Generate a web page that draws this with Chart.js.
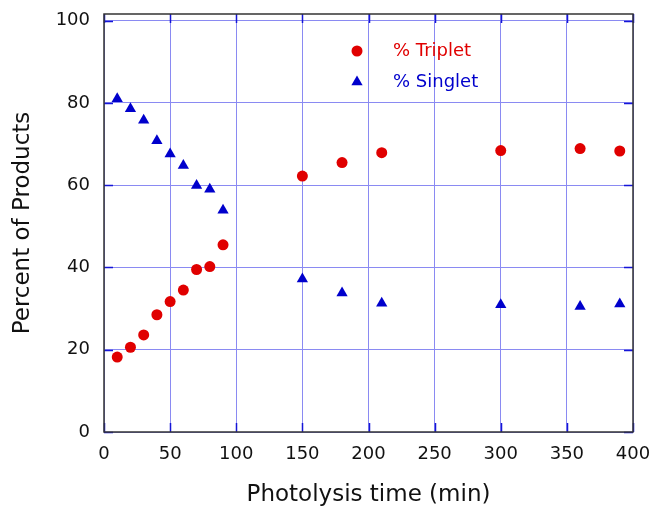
<!DOCTYPE html>
<html>
<head>
<meta charset="utf-8">
<script src="https://cdn.jsdelivr.net/npm/chart.js@4/dist/chart.umd.min.js"></script>
<style>
  html, body { margin: 0; padding: 0; background: #fff; }
</style>
</head>
<body>
<canvas id="chart" width="656" height="509"></canvas>
<script>
// photolysis time (min)
const times = [10, 20, 30, 40, 50, 60, 70, 80, 90, 150, 180, 210, 300, 360, 390];
// percent of products
const tripletPct = [18.2, 20.6, 23.6, 28.5, 31.7, 34.5, 39.5, 40.2, 45.5, 62.2, 65.5, 67.9, 68.4, 68.9, 68.3];
const singletPct = [81.0, 78.6, 75.8, 70.8, 67.6, 64.8, 59.9, 59.0, 53.9, 37.2, 33.8, 31.3, 30.9, 30.5, 31.1];
const xTicks = [0, 50, 100, 150, 200, 250, 300, 350, 400];
const yTicks = [0, 20, 40, 60, 80, 100];

const RED = '#e00000';
const BLUE = '#0000cc';
const FONT = 'DejaVu Sans';

function toPoints(xs, ys) {
    return xs.map((t, i) => ({ x: t, y: ys[i] }));
}

// blue tick marks pointing inward on all four sides, plus the black frame
const framePlugin = {
    id: 'frame',
    beforeDatasetsDraw(chart) {
        const { ctx, chartArea: a, scales: { x, y } } = chart;
        const len = 9;
        ctx.save();
        ctx.strokeStyle = '#1515d8';
        ctx.lineWidth = 1.5;
        ctx.beginPath();
        xTicks.forEach(v => {
            const px = Math.round(x.getPixelForValue(v)) + 0.5;
            ctx.moveTo(px, a.bottom); ctx.lineTo(px, a.bottom - len);
            ctx.moveTo(px, a.top); ctx.lineTo(px, a.top + len);
        });
        yTicks.forEach(v => {
            const py = Math.round(y.getPixelForValue(v)) + 0.5;
            ctx.moveTo(a.left, py); ctx.lineTo(a.left + len, py);
            ctx.moveTo(a.right, py); ctx.lineTo(a.right - len, py);
        });
        ctx.stroke();
        ctx.restore();
    },
    afterDatasetsDraw(chart) {
        const { ctx, chartArea: a } = chart;
        ctx.save();
        ctx.strokeStyle = '#333';
        ctx.lineWidth = 1.5;
        ctx.strokeRect(a.left, a.top, a.right - a.left, a.bottom - a.top);
        ctx.restore();
    }
};

// legend drawn inside the plot area
const insideLegend = {
    id: 'insideLegend',
    afterDraw(chart) {
        const { ctx, chartArea: a } = chart;
        const mx = a.left + 253, tx = a.left + 289;
        let yy = a.top + 37;
        ctx.save();
        ctx.font = '18px "' + FONT + '"';
        ctx.textBaseline = 'middle';
        ctx.textAlign = 'left';
        chart.data.datasets.forEach(ds => {
            ctx.fillStyle = ds.backgroundColor;
            ctx.strokeStyle = ds.borderColor;
            Chart.helpers.drawPoint(ctx, {
                pointStyle: ds.pointStyle, radius: ds.pointRadius, rotation: 0, borderWidth: 0
            }, mx, yy);
            ctx.fillStyle = ds.backgroundColor;
            ctx.fillText(ds.label, tx, yy);
            yy += 31;
        });
        ctx.restore();
    }
};

const data = {
    datasets: [
        {
            label: '% Triplet',
            data: toPoints(times, tripletPct),
            pointStyle: 'circle',
            pointRadius: 5.5,
            borderWidth: 0,
            backgroundColor: RED,
            borderColor: RED,
            showLine: false
        },
        {
            label: '% Singlet',
            data: toPoints(times, singletPct),
            pointStyle: 'triangle',
            pointRadius: 6.5,
            borderWidth: 0,
            backgroundColor: BLUE,
            borderColor: BLUE,
            showLine: false
        }
    ]
};

const config = {
    type: 'scatter',
    data: data,
    options: {
        responsive: false,
        animation: false,
        layout: { padding: { left: 0, right: 23, top: 14, bottom: 0 } },
        plugins: {
            legend: { display: false },
            tooltip: { enabled: false }
        },
        scales: {
            x: {
                type: 'linear',
                min: 0,
                max: 400,
                afterFit(scale) {
                    scale.height = 77;
                    scale.paddingLeft = 0;
                    scale.paddingRight = 0;
                },
                afterBuildTicks(scale) { scale.ticks = xTicks.map(v => ({ value: v })); },
                grid: { color: '#8a8af2', lineWidth: 1, drawTicks: false },
                border: { display: false },
                ticks: {
                    padding: 12,
                    color: '#111',
                    font: { family: FONT, size: 18 }
                },
                title: {
                    display: true,
                    text: 'Photolysis time (min)',
                    color: '#111',
                    font: { family: FONT, size: 23 },
                    padding: { top: 0, bottom: 0 }
                }
            },
            y: {
                type: 'linear',
                min: 0,
                max: 101.6,
                afterFit(scale) {
                    scale.width = 104;
                    scale.paddingTop = 0;
                    scale.paddingBottom = 0;
                },
                afterBuildTicks(scale) { scale.ticks = yTicks.map(v => ({ value: v })); },
                grid: { color: '#8a8af2', lineWidth: 1, drawTicks: false },
                border: { display: false },
                ticks: {
                    padding: 14,
                    color: '#111',
                    font: { family: FONT, size: 18 }
                },
                title: {
                    display: true,
                    text: 'Percent of Products',
                    color: '#111',
                    font: { family: FONT, size: 23 },
                    padding: { top: 9, bottom: 0 }
                }
            }
        }
    },
    plugins: [framePlugin, insideLegend]
};

const myChart = new Chart(document.getElementById('chart'), config);
</script>
</body>
</html>
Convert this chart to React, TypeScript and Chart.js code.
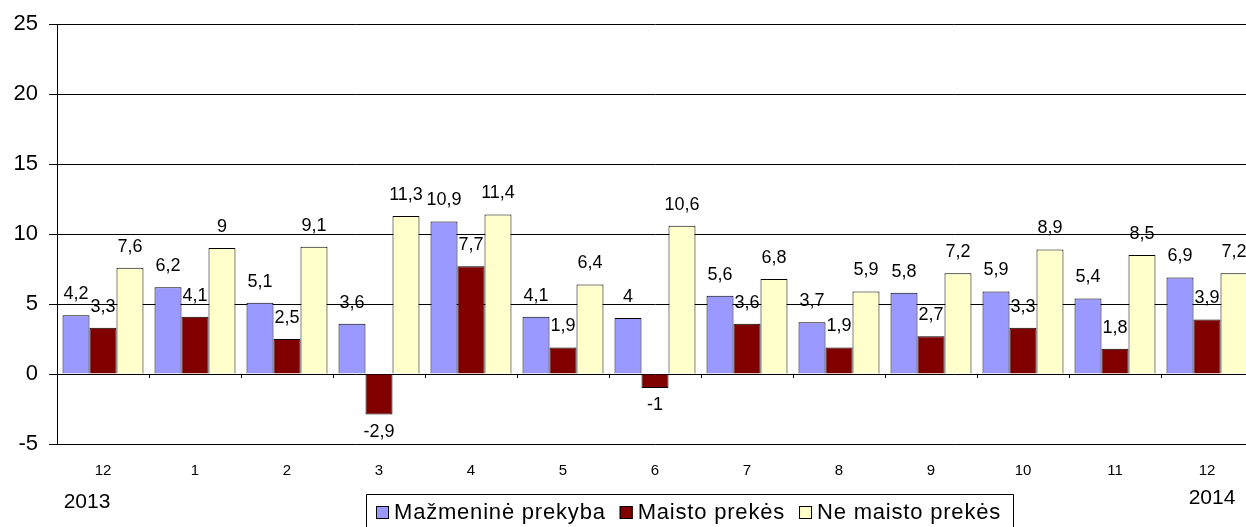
import React, { useEffect, useRef } from "react";
import { Chart, registerables } from "chart.js";

Chart.register(...registerables);

const categories = ["12", "1", "2", "3", "4", "5", "6", "7", "8", "9", "10", "11", "12"];
const seriesNames = ["Mažmeninė prekyba", "Maisto prekės", "Ne maisto prekės"];
const retail = [4.2, 6.2, 5.1, 3.6, 10.9, 4.1, 4, 5.6, 3.7, 5.8, 5.9, 5.4, 6.9];
const food = [3.3, 4.1, 2.5, -2.9, 7.7, 1.9, -1, 3.6, 1.9, 2.7, 3.3, 1.8, 3.9];
const nonFood = [7.6, 9, 9.1, 11.3, 11.4, 6.4, 10.6, 6.8, 5.9, 7.2, 8.9, 8.5, 7.2];
const yearStart = "2013";
const yearEnd = "2014";
const colors = ["#9999FF", "#800000", "#FFFFCC"];

const FONT = '"Liberation Sans", Arial, sans-serif';
const fmt = (v: number) => String(v).replace(".", ",");

const valueLabels = {
  id: "valueLabels",
  afterDatasetsDraw(chart: any) {
    const ctx = chart.ctx;
    ctx.save();
    ctx.font = `18px ${FONT}`;
    ctx.fillStyle = "#000";
    ctx.textAlign = "center";
    ctx.textBaseline = "middle";
    chart.data.datasets.forEach((ds: any, i: number) => {
      const meta = chart.getDatasetMeta(i);
      meta.data.forEach((el: any, j: number) => {
        const v = ds.data[j];
        const ty = v >= 0 ? el.y - 21 : el.y + 17;
        ctx.fillText(fmt(v), el.x, ty);
      });
    });
    ctx.restore();
  },
};

const extras = {
  id: "extras",
  afterDraw(chart: any) {
    const ctx = chart.ctx;
    const xs = chart.scales.x;
    const ys = chart.scales.y;
    const y0 = ys.getPixelForValue(0);
    ctx.save();
    // category tick marks on zero line
    ctx.strokeStyle = "#000";
    ctx.lineWidth = 1;
    for (let i = 1; i < categories.length; i++) {
      const x = Math.round((xs.getPixelForValue(i - 1) + xs.getPixelForValue(i)) / 2) + 0.5;
      ctx.beginPath();
      ctx.moveTo(x, y0);
      ctx.lineTo(x, y0 + 4);
      ctx.stroke();
    }
    // year labels
    ctx.fillStyle = "#000";
    ctx.font = `21px ${FONT}`;
    ctx.textAlign = "center";
    ctx.textBaseline = "middle";
    ctx.fillText(yearStart, xs.getPixelForValue(0) - 16, 502);
    ctx.fillText(yearEnd, xs.getPixelForValue(categories.length - 1) + 5, 498);

    // legend
    ctx.font = `22px ${FONT}`;
    (ctx as any).letterSpacing = "0.8px";
    ctx.textAlign = "left";
    const box = 13;
    const gapBoxText = 5;
    const gapItems = 14;
    const widths = seriesNames.map((n) => ctx.measureText(n).width);
    const total =
      widths.reduce((a, b) => a + b, 0) + seriesNames.length * (box + gapBoxText) + gapItems * (seriesNames.length - 1);
    const padL = 10;
    const padR = 12;
    const cx = 690;
    const left = Math.round(cx - (total + padL + padR) / 2);
    const right = Math.round(left + total + padL + padR);
    const top = 494;
    ctx.strokeStyle = "#000";
    ctx.lineWidth = 1;
    ctx.beginPath();
    ctx.moveTo(left + 0.5, 540);
    ctx.lineTo(left + 0.5, top + 0.5);
    ctx.lineTo(right + 0.5, top + 0.5);
    ctx.lineTo(right + 0.5, 540);
    ctx.stroke();
    let x = left + padL;
    seriesNames.forEach((n, i) => {
      ctx.fillStyle = colors[i];
      ctx.fillRect(x, 506, box, box);
      ctx.strokeStyle = "#000";
      ctx.strokeRect(x + 0.5, 506.5, box - 1, box - 1);
      ctx.fillStyle = "#000";
      ctx.fillText(n, x + box + gapBoxText, 513);
      x += box + gapBoxText + widths[i] + gapItems;
    });
    ctx.restore();
  },
};

export default function App() {
  const ref = useRef<HTMLCanvasElement | null>(null);
  useEffect(() => {
    if (!ref.current) return;
    Chart.defaults.font.family = FONT;
    Chart.defaults.color = "#000";
    const data = [retail, food, nonFood];
    const chart = new Chart(ref.current, {
      type: "bar",
      data: {
        labels: categories,
        datasets: seriesNames.map((name, i) => ({
          label: name,
          data: data[i],
          backgroundColor: colors[i],
          borderColor: "#000",
          borderWidth: 1,
          categoryPercentage: 0.88,
          barPercentage: 1,
        })),
      },
      options: {
        responsive: false,
        animation: false,
        layout: { padding: { top: 24, right: 1, left: 0, bottom: 0 } },
        plugins: { legend: { display: false }, tooltip: { enabled: false } },
        scales: {
          x: {
            grid: { display: false },
            border: { display: false },
            ticks: { font: { size: 15 }, color: "#000", padding: 10 },
            afterFit: (s: any) => {
              s.height = 83;
            },
          },
          y: {
            min: -5,
            max: 25,
            ticks: { stepSize: 5, font: { size: 22 }, color: "#000", padding: 11 },
            grid: { color: "#000", tickLength: 8, lineWidth: 1 },
            border: { color: "#000" },
            afterFit: (s: any) => {
              s.width = 57;
            },
          },
        },
      },
      plugins: [valueLabels, extras],
    });
    return () => chart.destroy();
  }, []);
  return (
    <div
      style={{
        position: "fixed",
        left: 0,
        top: 0,
        width: 1246,
        height: 527,
        overflow: "hidden",
        background: "#fff",
      }}
    >
      <canvas ref={ref} width={1254} height={527} style={{ width: 1254, height: 527, display: "block" }} />
    </div>
  );
}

——

- Prompt
Leave the pictures out and copy exactly the lines from the one with "Convert this chart" through the one with "Chart.register(...registerables);", nothing more.

- Written solution
Convert this chart to React, TypeScript and Chart.js code.
import React, { useEffect, useRef } from "react";
import { Chart, registerables } from "chart.js";

Chart.register(...registerables);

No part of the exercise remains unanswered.